= Uroš Krek =

Slovenian composer (1922–2008)

Uroš Krek

Uroš Krek (May 21, 1922 – May 3, 2008) was a Slovenian composer. A native of Ljubljana, he died in Jesenice. He worked for many years for Radiotelevizija Slovenija, and composed a number of soundtracks. Krek was a pupil of Lucijan Marija Škerjanc.

==Biography==
He studied at the Academy of Music in Ljubljana, under Lucijan Marija Škerjanc, and later graduated in 1947. He was also an editor of symphonic broadcasts and later a chief editor of music on Radiotelevizija Slovenija. From 1968 until 1982 he taught at the Music Academy in Ljubljana at the Institute of Ethnomusicology, as a professor of composition and music theory. At one point Uroš Krek was a president of the Society of Slovenian Composers.

Krek was a regular member of the Slovenian Academy of Sciences and Arts (SASA) and corresponding member of the Croatian Academy of Arts and Sciences.

Although he was strongly influenced by earlier 20th-century classical music and use of neo-classicist aesthetics, he was also noted for incorporating elements of folklore into his compositions.
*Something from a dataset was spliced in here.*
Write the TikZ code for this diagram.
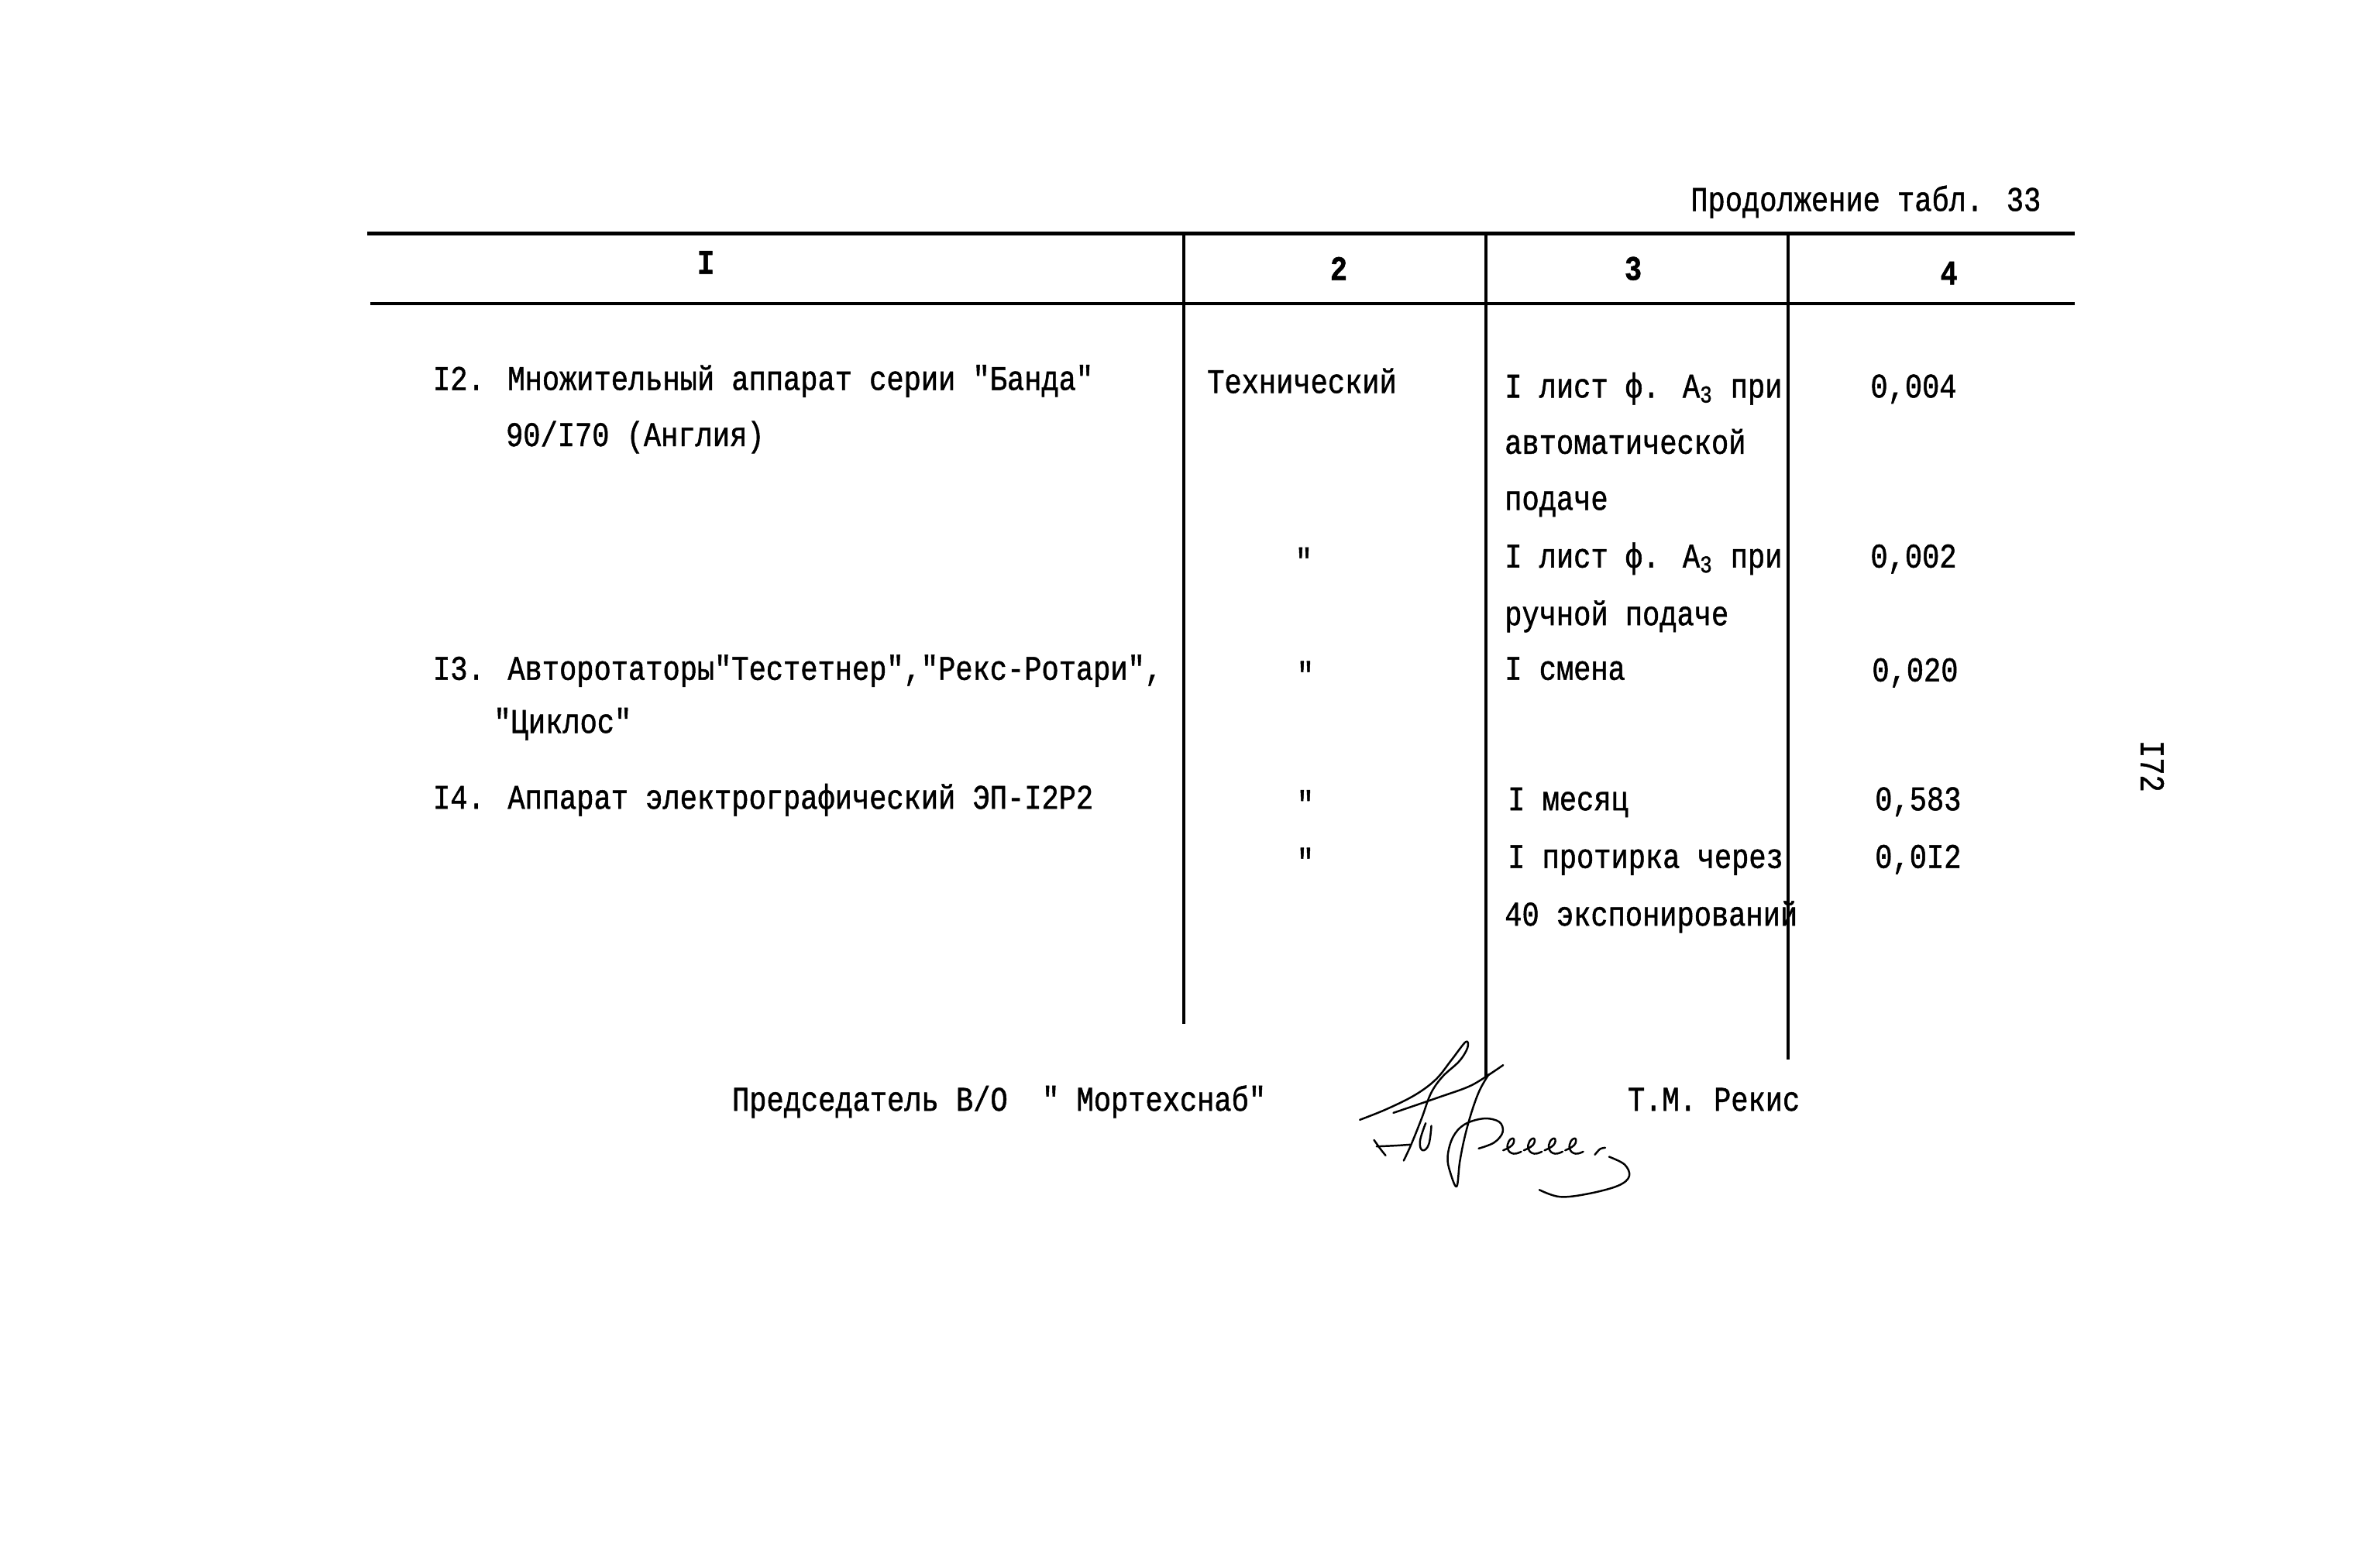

Krek's compositions covered virtually all musical ensembles, but his best work was created for stringed instruments. His music has also been performed in drama, and theatrical and film music. Amongst his compositions are his Sinfonietta from 1951, the Concerto for Violin and Orchestra, the Concertino for piccolo and orchestra and the Concerto for Horn and String Orchestra. He also created choral music and chamber music such as the Second Sonata for Violin and Piano and Canto for Viola and Harp.

==Awards==
Krek's violin concerto won him his first Prešeren Award in 1949. In 1975 and 1976 he received the award for Badjurovo music. In 1988 he was appointed an honorary member of the Slovenian Philharmonic and in 1995 attained another title from the University of Ljubljana. In 1992 he received the Prešeren Award for Lifetime Achievement.

==Death and legacy==
He died on May 3, 2008, after a long illness. On November 20, 2008, a concert by the Slovenian Symphony Orchestra was held in the Cankar Centre's Gallus Hall in Ljubljana in his memory. The orchestra, conducted by Marko Letonja, featured soloist Jože Kotar on clarinet. They performed a number of pieces such as Krek's Concert Fantasia for Clarinet and Orchestra but also the late-Romantic Richard Strauss's Der Rosenkavalier suite.